Code that draws figures

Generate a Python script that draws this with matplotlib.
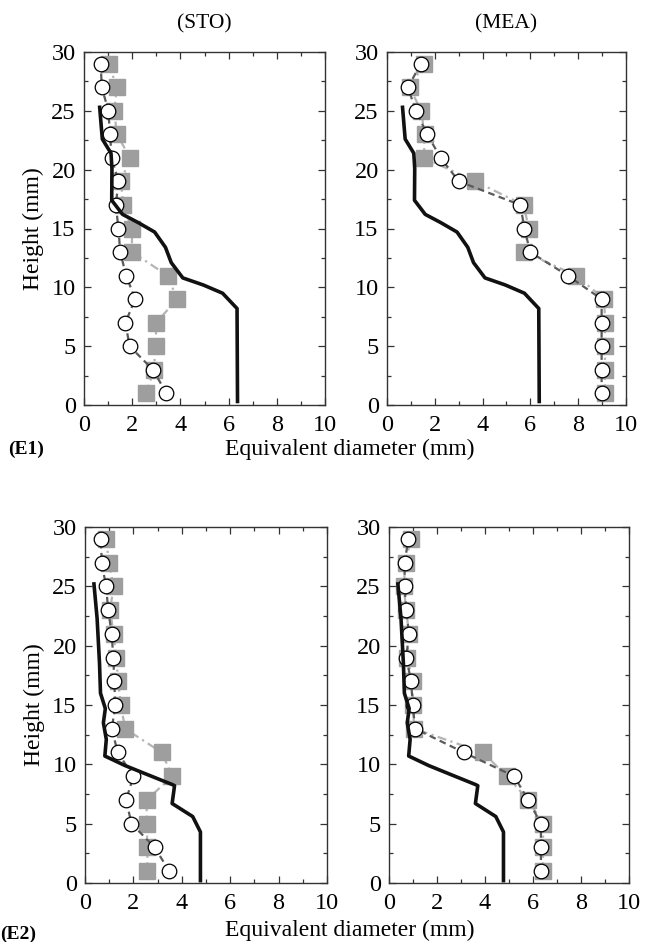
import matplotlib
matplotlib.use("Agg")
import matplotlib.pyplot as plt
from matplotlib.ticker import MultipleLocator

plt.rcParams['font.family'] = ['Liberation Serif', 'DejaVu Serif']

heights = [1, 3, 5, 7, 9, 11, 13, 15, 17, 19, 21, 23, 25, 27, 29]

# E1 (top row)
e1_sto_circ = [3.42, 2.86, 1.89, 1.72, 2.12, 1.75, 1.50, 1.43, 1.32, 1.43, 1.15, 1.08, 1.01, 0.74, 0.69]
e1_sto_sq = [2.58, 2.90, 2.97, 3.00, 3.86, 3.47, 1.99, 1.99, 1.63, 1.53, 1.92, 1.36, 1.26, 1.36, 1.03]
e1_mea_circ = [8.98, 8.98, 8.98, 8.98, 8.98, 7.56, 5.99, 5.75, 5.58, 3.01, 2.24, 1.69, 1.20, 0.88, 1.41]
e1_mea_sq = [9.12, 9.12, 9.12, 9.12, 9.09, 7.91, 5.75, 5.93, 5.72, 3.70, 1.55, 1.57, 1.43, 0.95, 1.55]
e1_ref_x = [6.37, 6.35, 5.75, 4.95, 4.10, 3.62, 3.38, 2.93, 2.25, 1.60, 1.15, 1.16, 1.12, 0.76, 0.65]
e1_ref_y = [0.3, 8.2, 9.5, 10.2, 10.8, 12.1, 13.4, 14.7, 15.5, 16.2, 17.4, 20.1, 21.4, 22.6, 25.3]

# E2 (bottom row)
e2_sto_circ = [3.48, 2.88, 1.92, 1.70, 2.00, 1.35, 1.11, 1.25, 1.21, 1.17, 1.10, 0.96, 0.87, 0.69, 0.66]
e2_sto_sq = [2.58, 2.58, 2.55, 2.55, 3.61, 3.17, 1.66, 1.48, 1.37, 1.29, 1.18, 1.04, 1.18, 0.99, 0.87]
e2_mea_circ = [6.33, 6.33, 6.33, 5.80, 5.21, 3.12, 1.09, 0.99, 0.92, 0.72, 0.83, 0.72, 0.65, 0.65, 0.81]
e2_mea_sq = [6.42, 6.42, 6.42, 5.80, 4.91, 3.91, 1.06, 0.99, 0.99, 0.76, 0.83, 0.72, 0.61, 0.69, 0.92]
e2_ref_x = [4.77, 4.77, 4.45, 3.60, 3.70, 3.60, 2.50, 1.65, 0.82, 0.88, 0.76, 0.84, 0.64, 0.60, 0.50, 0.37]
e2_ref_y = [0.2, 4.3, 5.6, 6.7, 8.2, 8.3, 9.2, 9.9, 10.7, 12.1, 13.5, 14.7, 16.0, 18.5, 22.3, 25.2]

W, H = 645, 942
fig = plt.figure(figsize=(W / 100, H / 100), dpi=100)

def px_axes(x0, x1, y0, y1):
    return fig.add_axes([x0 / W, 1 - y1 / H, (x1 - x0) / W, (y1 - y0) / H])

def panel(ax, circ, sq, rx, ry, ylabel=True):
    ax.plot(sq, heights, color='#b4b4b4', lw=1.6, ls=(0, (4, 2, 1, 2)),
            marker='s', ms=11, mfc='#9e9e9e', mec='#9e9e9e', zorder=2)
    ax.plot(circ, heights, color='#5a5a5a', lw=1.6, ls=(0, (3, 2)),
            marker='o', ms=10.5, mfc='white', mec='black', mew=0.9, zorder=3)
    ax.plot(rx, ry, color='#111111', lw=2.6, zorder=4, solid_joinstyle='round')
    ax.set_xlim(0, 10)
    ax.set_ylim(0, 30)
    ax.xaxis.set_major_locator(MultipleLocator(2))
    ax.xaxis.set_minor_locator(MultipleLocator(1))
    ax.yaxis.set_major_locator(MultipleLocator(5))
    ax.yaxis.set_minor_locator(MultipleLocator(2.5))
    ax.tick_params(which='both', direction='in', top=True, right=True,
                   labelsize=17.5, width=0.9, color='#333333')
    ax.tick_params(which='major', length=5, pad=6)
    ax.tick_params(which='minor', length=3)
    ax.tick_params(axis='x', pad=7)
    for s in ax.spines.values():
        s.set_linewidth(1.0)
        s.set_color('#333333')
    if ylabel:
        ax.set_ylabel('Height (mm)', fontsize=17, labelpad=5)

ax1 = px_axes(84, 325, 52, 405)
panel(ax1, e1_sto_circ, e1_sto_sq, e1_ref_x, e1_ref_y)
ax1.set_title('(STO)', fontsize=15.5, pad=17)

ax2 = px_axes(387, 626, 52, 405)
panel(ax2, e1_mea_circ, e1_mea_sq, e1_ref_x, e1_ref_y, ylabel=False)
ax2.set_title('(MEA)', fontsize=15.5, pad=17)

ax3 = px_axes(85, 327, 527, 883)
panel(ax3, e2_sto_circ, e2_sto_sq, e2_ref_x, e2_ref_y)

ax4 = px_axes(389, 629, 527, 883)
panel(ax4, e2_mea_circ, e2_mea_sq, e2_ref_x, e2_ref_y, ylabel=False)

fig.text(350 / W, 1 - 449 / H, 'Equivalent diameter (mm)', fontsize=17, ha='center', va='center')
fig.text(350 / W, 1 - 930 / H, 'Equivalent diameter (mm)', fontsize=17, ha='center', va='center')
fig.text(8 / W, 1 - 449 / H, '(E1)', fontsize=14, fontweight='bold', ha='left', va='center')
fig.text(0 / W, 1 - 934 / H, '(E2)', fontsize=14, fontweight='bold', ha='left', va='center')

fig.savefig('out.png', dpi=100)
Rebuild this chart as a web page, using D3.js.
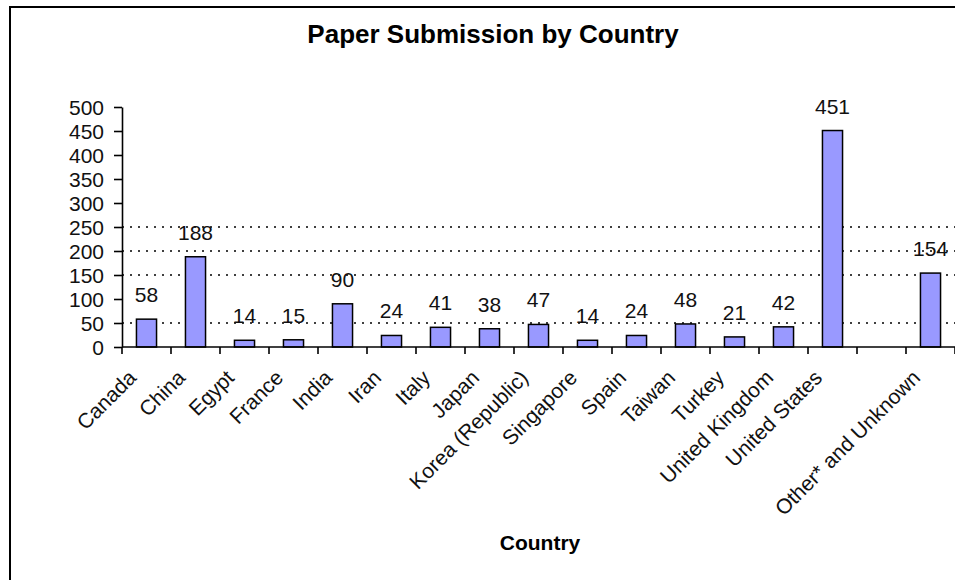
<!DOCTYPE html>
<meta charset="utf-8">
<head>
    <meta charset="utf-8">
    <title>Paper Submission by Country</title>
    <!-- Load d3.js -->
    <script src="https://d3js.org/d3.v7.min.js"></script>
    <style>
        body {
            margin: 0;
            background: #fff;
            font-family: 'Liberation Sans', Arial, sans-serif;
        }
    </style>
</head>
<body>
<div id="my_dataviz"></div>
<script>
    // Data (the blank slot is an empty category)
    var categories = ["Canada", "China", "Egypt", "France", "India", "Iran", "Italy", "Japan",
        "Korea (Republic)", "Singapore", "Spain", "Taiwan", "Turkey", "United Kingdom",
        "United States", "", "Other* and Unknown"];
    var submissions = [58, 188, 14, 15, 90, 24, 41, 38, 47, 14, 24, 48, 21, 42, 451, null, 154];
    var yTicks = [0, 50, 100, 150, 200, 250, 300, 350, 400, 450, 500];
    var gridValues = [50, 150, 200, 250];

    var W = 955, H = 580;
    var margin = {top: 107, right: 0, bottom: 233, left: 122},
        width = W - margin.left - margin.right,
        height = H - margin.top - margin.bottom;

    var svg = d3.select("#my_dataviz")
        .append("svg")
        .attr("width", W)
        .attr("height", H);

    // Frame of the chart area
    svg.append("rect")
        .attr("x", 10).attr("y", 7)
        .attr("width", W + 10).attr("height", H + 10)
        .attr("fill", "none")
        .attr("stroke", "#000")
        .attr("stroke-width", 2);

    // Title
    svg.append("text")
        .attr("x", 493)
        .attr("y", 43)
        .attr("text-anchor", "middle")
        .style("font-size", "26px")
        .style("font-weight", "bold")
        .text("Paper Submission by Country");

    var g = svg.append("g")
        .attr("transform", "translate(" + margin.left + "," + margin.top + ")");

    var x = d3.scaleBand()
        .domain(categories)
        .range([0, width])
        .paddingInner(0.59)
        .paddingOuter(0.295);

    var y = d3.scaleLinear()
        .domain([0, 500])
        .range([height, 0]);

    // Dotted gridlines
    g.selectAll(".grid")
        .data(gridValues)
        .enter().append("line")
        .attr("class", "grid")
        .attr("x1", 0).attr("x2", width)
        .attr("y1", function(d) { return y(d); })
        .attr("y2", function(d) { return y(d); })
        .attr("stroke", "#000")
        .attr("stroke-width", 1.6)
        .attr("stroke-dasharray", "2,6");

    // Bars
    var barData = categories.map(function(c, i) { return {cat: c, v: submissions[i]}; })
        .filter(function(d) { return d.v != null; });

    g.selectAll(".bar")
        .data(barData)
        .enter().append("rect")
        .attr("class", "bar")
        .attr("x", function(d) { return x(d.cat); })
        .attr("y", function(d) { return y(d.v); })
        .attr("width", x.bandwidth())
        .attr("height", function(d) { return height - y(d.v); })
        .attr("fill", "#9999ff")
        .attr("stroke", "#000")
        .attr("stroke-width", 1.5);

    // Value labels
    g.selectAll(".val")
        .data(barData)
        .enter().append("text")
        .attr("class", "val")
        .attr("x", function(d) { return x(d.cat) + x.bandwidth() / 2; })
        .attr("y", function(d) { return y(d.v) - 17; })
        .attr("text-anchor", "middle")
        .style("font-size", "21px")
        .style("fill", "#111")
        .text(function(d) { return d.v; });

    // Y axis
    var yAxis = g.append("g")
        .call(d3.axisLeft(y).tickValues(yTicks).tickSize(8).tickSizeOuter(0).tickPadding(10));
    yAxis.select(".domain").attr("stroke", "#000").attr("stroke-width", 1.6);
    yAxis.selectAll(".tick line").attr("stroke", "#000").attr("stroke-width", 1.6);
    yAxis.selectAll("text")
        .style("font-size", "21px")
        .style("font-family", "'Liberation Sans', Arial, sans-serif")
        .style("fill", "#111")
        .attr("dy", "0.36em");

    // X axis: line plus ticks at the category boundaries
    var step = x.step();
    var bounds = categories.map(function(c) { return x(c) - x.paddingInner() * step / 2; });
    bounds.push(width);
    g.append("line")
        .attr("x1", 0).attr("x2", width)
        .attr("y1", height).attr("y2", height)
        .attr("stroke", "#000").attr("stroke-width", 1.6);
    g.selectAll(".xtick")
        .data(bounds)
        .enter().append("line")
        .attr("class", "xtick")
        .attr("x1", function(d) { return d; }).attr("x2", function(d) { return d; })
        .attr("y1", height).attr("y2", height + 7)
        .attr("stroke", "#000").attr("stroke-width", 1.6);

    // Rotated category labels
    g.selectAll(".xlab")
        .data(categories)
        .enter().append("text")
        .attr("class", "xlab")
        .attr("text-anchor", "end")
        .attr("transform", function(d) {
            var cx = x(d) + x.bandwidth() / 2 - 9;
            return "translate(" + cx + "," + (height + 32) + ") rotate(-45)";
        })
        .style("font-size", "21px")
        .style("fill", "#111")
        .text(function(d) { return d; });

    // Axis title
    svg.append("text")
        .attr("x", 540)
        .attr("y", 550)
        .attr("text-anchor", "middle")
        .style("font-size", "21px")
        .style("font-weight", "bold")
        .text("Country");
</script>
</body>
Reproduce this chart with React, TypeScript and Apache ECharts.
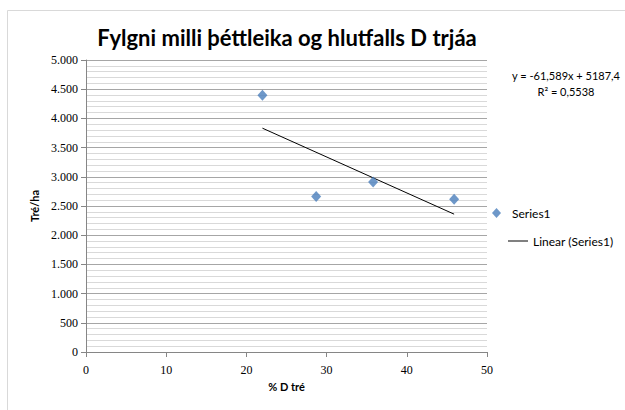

> [What you are asked to do] Each line in the data that holds the string "chart" should be found and copied.

> [Expected answer]
Rebuild this chart as a web page, using D3.js.
    // Frame of the chart area
Reproduce this chart with React, TypeScript and Apache ECharts.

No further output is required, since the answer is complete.